* [Description of the task] Copy out each line below exactly as it appears.

* [Given material]
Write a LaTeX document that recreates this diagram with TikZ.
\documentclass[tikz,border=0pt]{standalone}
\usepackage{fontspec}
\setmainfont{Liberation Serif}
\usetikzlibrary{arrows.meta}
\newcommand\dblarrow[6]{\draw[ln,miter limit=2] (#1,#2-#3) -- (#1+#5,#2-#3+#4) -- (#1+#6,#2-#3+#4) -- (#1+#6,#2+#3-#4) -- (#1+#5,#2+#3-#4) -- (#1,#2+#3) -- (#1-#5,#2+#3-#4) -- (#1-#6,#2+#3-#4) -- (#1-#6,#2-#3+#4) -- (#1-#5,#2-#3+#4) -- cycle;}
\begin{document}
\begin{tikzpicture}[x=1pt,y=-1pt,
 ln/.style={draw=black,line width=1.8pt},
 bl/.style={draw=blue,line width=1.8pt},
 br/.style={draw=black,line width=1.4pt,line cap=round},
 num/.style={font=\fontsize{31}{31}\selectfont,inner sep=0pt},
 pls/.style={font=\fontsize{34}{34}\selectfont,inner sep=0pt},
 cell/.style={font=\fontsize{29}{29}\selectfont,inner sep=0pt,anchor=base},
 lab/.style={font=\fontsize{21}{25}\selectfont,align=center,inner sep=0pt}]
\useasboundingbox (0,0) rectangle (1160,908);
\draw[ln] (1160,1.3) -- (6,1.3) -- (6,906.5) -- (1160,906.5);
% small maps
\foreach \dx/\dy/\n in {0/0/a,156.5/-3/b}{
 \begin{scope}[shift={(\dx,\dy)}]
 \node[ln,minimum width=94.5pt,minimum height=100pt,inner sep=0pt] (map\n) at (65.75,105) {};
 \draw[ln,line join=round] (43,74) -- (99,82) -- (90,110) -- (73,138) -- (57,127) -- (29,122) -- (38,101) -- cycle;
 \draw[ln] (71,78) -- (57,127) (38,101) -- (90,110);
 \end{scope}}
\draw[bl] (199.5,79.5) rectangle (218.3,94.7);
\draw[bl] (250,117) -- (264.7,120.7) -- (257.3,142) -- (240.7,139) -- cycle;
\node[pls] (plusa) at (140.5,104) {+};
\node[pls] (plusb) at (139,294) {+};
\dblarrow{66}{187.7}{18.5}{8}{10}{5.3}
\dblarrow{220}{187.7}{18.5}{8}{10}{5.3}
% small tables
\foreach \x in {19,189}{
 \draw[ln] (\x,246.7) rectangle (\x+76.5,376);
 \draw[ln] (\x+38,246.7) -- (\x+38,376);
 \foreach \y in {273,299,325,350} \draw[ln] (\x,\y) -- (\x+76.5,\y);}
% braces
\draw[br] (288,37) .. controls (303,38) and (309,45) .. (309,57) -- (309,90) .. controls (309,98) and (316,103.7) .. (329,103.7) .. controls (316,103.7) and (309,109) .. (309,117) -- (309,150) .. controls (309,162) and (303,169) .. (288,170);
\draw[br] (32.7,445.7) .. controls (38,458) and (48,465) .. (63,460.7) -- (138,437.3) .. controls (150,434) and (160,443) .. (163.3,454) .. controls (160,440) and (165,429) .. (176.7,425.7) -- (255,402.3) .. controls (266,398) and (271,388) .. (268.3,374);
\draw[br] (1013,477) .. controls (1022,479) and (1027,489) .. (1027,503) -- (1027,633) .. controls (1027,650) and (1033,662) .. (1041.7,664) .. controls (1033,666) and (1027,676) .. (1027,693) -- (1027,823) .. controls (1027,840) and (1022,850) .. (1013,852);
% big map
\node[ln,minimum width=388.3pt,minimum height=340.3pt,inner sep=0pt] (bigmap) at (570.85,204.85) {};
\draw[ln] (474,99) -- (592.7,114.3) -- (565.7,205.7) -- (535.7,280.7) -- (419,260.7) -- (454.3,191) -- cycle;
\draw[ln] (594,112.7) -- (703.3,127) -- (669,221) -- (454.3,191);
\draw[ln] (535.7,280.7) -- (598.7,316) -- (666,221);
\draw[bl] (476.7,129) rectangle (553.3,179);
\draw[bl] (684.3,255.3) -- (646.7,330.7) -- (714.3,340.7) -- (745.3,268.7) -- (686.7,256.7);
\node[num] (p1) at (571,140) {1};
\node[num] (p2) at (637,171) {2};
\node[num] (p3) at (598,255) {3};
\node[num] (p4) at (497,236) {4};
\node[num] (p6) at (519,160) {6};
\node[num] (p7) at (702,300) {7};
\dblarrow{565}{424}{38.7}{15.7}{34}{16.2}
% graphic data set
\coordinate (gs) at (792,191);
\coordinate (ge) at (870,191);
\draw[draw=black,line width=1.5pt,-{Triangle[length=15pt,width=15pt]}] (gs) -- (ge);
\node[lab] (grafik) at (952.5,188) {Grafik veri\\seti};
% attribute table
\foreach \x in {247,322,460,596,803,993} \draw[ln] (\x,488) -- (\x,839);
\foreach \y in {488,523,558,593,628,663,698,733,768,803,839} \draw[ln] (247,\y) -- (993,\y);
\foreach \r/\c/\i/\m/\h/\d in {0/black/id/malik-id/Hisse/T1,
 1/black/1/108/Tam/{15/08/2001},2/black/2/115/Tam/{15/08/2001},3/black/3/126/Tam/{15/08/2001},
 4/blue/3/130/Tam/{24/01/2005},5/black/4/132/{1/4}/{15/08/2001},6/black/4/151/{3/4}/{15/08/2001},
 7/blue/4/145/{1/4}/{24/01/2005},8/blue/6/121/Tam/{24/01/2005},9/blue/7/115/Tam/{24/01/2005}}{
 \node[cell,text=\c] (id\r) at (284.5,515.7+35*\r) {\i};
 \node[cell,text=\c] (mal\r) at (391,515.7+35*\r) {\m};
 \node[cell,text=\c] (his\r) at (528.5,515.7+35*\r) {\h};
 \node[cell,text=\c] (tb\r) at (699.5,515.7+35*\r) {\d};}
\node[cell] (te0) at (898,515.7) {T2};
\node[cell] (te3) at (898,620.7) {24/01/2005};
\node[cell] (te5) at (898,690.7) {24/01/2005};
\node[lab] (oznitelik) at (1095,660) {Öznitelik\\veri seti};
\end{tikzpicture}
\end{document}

* [Exercise response]
Write a LaTeX document that recreates this diagram with TikZ.
\documentclass[tikz,border=0pt]{standalone}
\usepackage{fontspec}
\setmainfont{Liberation Serif}
\usetikzlibrary{arrows.meta}
\newcommand\dblarrow[6]{\draw[ln,miter limit=2] (#1,#2-#3) -- (#1+#5,#2-#3+#4) -- (#1+#6,#2-#3+#4) -- (#1+#6,#2+#3-#4) -- (#1+#5,#2+#3-#4) -- (#1,#2+#3) -- (#1-#5,#2+#3-#4) -- (#1-#6,#2+#3-#4) -- (#1-#6,#2-#3+#4) -- (#1-#5,#2-#3+#4) -- cycle;}
\begin{document}
\begin{tikzpicture}[x=1pt,y=-1pt,
 ln/.style={draw=black,line width=1.8pt},
 bl/.style={draw=blue,line width=1.8pt},
 br/.style={draw=black,line width=1.4pt,line cap=round},
 num/.style={font=\fontsize{31}{31}\selectfont,inner sep=0pt},
 pls/.style={font=\fontsize{34}{34}\selectfont,inner sep=0pt},
 cell/.style={font=\fontsize{29}{29}\selectfont,inner sep=0pt,anchor=base},
 lab/.style={font=\fontsize{21}{25}\selectfont,align=center,inner sep=0pt}]
\useasboundingbox (0,0) rectangle (1160,908);
\draw[ln] (1160,1.3) -- (6,1.3) -- (6,906.5) -- (1160,906.5);
% small maps
\foreach \dx/\dy/\n in {0/0/a,156.5/-3/b}{
 \begin{scope}[shift={(\dx,\dy)}]
 \node[ln,minimum width=94.5pt,minimum height=100pt,inner sep=0pt] (map\n) at (65.75,105) {};
 \draw[ln,line join=round] (43,74) -- (99,82) -- (90,110) -- (73,138) -- (57,127) -- (29,122) -- (38,101) -- cycle;
 \draw[ln] (71,78) -- (57,127) (38,101) -- (90,110);
 \end{scope}}
\draw[bl] (199.5,79.5) rectangle (218.3,94.7);
\draw[bl] (250,117) -- (264.7,120.7) -- (257.3,142) -- (240.7,139) -- cycle;
\node[pls] (plusa) at (140.5,104) {+};
\node[pls] (plusb) at (139,294) {+};
\dblarrow{66}{187.7}{18.5}{8}{10}{5.3}
\dblarrow{220}{187.7}{18.5}{8}{10}{5.3}
% small tables
\foreach \x in {19,189}{
 \draw[ln] (\x,246.7) rectangle (\x+76.5,376);
 \draw[ln] (\x+38,246.7) -- (\x+38,376);
 \foreach \y in {273,299,325,350} \draw[ln] (\x,\y) -- (\x+76.5,\y);}
% braces
\draw[br] (288,37) .. controls (303,38) and (309,45) .. (309,57) -- (309,90) .. controls (309,98) and (316,103.7) .. (329,103.7) .. controls (316,103.7) and (309,109) .. (309,117) -- (309,150) .. controls (309,162) and (303,169) .. (288,170);
\draw[br] (32.7,445.7) .. controls (38,458) and (48,465) .. (63,460.7) -- (138,437.3) .. controls (150,434) and (160,443) .. (163.3,454) .. controls (160,440) and (165,429) .. (176.7,425.7) -- (255,402.3) .. controls (266,398) and (271,388) .. (268.3,374);
\draw[br] (1013,477) .. controls (1022,479) and (1027,489) .. (1027,503) -- (1027,633) .. controls (1027,650) and (1033,662) .. (1041.7,664) .. controls (1033,666) and (1027,676) .. (1027,693) -- (1027,823) .. controls (1027,840) and (1022,850) .. (1013,852);
% big map
\node[ln,minimum width=388.3pt,minimum height=340.3pt,inner sep=0pt] (bigmap) at (570.85,204.85) {};
\draw[ln] (474,99) -- (592.7,114.3) -- (565.7,205.7) -- (535.7,280.7) -- (419,260.7) -- (454.3,191) -- cycle;
\draw[ln] (594,112.7) -- (703.3,127) -- (669,221) -- (454.3,191);
\draw[ln] (535.7,280.7) -- (598.7,316) -- (666,221);
\draw[bl] (476.7,129) rectangle (553.3,179);
\draw[bl] (684.3,255.3) -- (646.7,330.7) -- (714.3,340.7) -- (745.3,268.7) -- (686.7,256.7);
\node[num] (p1) at (571,140) {1};
\node[num] (p2) at (637,171) {2};
\node[num] (p3) at (598,255) {3};
\node[num] (p4) at (497,236) {4};
\node[num] (p6) at (519,160) {6};
\node[num] (p7) at (702,300) {7};
\dblarrow{565}{424}{38.7}{15.7}{34}{16.2}
% graphic data set
\coordinate (gs) at (792,191);
\coordinate (ge) at (870,191);
\draw[draw=black,line width=1.5pt,-{Triangle[length=15pt,width=15pt]}] (gs) -- (ge);
\node[lab] (grafik) at (952.5,188) {Grafik veri\\seti};
% attribute table
\foreach \x in {247,322,460,596,803,993} \draw[ln] (\x,488) -- (\x,839);
\foreach \y in {488,523,558,593,628,663,698,733,768,803,839} \draw[ln] (247,\y) -- (993,\y);
\foreach \r/\c/\i/\m/\h/\d in {0/black/id/malik-id/Hisse/T1,
 1/black/1/108/Tam/{15/08/2001},2/black/2/115/Tam/{15/08/2001},3/black/3/126/Tam/{15/08/2001},
 4/blue/3/130/Tam/{24/01/2005},5/black/4/132/{1/4}/{15/08/2001},6/black/4/151/{3/4}/{15/08/2001},
 7/blue/4/145/{1/4}/{24/01/2005},8/blue/6/121/Tam/{24/01/2005},9/blue/7/115/Tam/{24/01/2005}}{
 \node[cell,text=\c] (id\r) at (284.5,515.7+35*\r) {\i};
 \node[cell,text=\c] (mal\r) at (391,515.7+35*\r) {\m};
 \node[cell,text=\c] (his\r) at (528.5,515.7+35*\r) {\h};
 \node[cell,text=\c] (tb\r) at (699.5,515.7+35*\r) {\d};}
\node[cell] (te0) at (898,515.7) {T2};
\node[cell] (te3) at (898,620.7) {24/01/2005};
\node[cell] (te5) at (898,690.7) {24/01/2005};
\node[lab] (oznitelik) at (1095,660) {Öznitelik\\veri seti};
\end{tikzpicture}
\end{document}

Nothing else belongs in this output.